Senator Sir GEORGE PEARCE (Western Australia) (Minister for External Affairs) [9.0]. - If honorable senators had made an inspection of a tobacco factory they would realize some of the difficulties in the way of giving effect to Senator Gibson's proposal. I was a member of a royal commission which inquired into the tobacco industry some years ago, and I remember observing the manner in which the leaf is manufactured. I understand that when Australian leaf is bought by manufacturers it is not immediately manufactured into smoking tobacco. It has first to go through a process known as maturation. I understand that, in some instances, leaf that was bought two years ago is still being matured.
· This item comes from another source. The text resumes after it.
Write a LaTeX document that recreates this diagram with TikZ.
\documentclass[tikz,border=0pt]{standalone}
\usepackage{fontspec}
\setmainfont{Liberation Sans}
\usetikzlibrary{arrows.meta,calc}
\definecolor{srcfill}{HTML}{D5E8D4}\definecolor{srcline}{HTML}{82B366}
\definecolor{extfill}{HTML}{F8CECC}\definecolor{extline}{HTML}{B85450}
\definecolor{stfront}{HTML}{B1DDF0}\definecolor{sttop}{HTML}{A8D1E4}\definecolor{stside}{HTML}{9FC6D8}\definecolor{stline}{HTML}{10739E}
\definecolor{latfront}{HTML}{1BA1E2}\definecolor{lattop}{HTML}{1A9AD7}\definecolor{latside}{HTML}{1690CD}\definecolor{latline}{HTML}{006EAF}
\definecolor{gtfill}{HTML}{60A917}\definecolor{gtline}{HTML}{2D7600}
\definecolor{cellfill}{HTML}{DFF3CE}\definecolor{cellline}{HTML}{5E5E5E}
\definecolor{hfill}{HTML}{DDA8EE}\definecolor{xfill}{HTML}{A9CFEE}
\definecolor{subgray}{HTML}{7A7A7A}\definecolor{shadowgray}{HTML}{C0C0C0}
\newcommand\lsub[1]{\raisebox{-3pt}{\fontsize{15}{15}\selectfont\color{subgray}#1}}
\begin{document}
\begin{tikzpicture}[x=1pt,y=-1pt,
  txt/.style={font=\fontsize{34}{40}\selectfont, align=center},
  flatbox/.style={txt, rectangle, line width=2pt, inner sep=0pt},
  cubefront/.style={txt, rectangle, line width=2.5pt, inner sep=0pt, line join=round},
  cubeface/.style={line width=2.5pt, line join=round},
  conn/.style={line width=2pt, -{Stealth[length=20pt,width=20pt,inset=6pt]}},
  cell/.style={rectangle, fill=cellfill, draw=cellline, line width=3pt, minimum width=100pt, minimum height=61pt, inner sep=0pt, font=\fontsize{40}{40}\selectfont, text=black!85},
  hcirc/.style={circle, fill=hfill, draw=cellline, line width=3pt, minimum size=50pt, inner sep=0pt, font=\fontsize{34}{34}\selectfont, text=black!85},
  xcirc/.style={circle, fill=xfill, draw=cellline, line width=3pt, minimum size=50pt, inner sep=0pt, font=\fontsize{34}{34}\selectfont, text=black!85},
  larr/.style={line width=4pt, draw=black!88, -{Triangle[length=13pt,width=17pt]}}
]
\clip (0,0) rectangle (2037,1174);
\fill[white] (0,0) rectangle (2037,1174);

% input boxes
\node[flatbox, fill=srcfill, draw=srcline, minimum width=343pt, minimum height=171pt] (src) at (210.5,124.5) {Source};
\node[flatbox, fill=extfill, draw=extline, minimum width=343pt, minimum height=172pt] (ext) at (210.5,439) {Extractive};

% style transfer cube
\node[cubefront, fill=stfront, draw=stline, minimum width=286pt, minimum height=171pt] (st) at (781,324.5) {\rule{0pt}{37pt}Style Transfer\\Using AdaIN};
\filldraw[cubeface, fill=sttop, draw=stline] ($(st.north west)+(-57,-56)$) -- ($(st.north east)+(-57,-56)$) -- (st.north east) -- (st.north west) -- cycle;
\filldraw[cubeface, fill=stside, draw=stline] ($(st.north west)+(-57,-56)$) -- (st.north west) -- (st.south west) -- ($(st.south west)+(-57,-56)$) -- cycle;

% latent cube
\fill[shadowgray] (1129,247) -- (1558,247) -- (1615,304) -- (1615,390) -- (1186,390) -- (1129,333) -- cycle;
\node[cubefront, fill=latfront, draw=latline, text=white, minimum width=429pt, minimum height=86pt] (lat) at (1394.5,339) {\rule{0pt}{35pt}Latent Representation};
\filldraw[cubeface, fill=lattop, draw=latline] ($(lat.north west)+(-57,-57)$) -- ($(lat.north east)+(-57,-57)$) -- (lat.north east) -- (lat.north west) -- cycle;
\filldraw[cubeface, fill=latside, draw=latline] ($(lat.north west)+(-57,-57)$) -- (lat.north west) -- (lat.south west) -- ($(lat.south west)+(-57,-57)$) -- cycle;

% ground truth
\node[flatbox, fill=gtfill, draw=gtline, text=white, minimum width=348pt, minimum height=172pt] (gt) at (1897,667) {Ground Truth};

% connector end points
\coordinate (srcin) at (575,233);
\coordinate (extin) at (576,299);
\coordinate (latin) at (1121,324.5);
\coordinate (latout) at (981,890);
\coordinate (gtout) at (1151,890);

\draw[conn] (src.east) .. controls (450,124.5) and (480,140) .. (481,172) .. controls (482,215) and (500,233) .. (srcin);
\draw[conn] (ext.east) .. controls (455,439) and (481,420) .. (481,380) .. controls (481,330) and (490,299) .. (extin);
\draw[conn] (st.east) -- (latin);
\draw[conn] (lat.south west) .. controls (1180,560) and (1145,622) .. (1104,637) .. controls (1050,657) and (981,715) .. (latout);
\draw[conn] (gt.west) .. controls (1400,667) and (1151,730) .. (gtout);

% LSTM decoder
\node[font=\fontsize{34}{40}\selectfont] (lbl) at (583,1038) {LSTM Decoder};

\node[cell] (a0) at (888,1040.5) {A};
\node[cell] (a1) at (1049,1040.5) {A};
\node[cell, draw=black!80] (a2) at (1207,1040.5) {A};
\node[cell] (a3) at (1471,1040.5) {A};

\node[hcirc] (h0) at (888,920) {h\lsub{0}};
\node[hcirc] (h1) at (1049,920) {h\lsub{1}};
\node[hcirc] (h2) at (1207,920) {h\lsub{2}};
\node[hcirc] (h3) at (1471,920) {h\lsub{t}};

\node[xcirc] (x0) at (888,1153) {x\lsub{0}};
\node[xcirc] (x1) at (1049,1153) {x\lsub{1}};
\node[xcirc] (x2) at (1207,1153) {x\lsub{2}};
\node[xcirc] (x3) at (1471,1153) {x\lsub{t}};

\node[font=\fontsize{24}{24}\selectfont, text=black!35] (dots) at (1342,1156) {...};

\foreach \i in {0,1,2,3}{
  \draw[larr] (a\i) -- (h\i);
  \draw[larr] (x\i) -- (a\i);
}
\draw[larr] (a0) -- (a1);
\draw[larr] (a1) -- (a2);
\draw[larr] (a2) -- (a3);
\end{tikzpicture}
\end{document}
American leaf, on the other hand, has, for the most part, undergone that process before arriving here. It comes into the manufacturer's factory as matured leaf. In the process of manufacture, the leaf is stripped of the stem before it is pressed into the block from which the cut tobacco is made, and, during that time, I take it, the blending in of Australian leaf takes place. Obviously, it would be impracticable to levy excise on the amount of Australian leaf then or at any one time, because, as I have explained, there may be a two years' supply on hand, whereas the American leaf is taken out of bond, day by day as required. I should think it would be extremely difficult for any excise officer to say what the differential excise should be on the Australian leaf in any particular block. It is because of that difficulty that Governments have adopted another method of favouring the Australian leaf. American leaf is subjected to an import duty of 3s. 6d. per lb., a duty which the Australian leaf does not pay. Therefore, at the outset the Australian leaf enjoys an advantage of 3s. 6d. per lb. over the imported leaf. That is an easier and simpler way to give preference to the Australian leaf than to try by an intricate process to determine how much Australian leaf is in any particular blend. If Parliament wishes to give a greater advantage to the Australian leaf it can do so by increasing the duty on imported leaf.


Senator Collings - But the Government will not do that.


Senator Sir GEORGE PEARCE - I am not now arguing whether there is a sufficient import duty on American leaf or not. I am merely pointing out that, if it is desired further to assist the Australian industry, that is the easy and natural way to do it.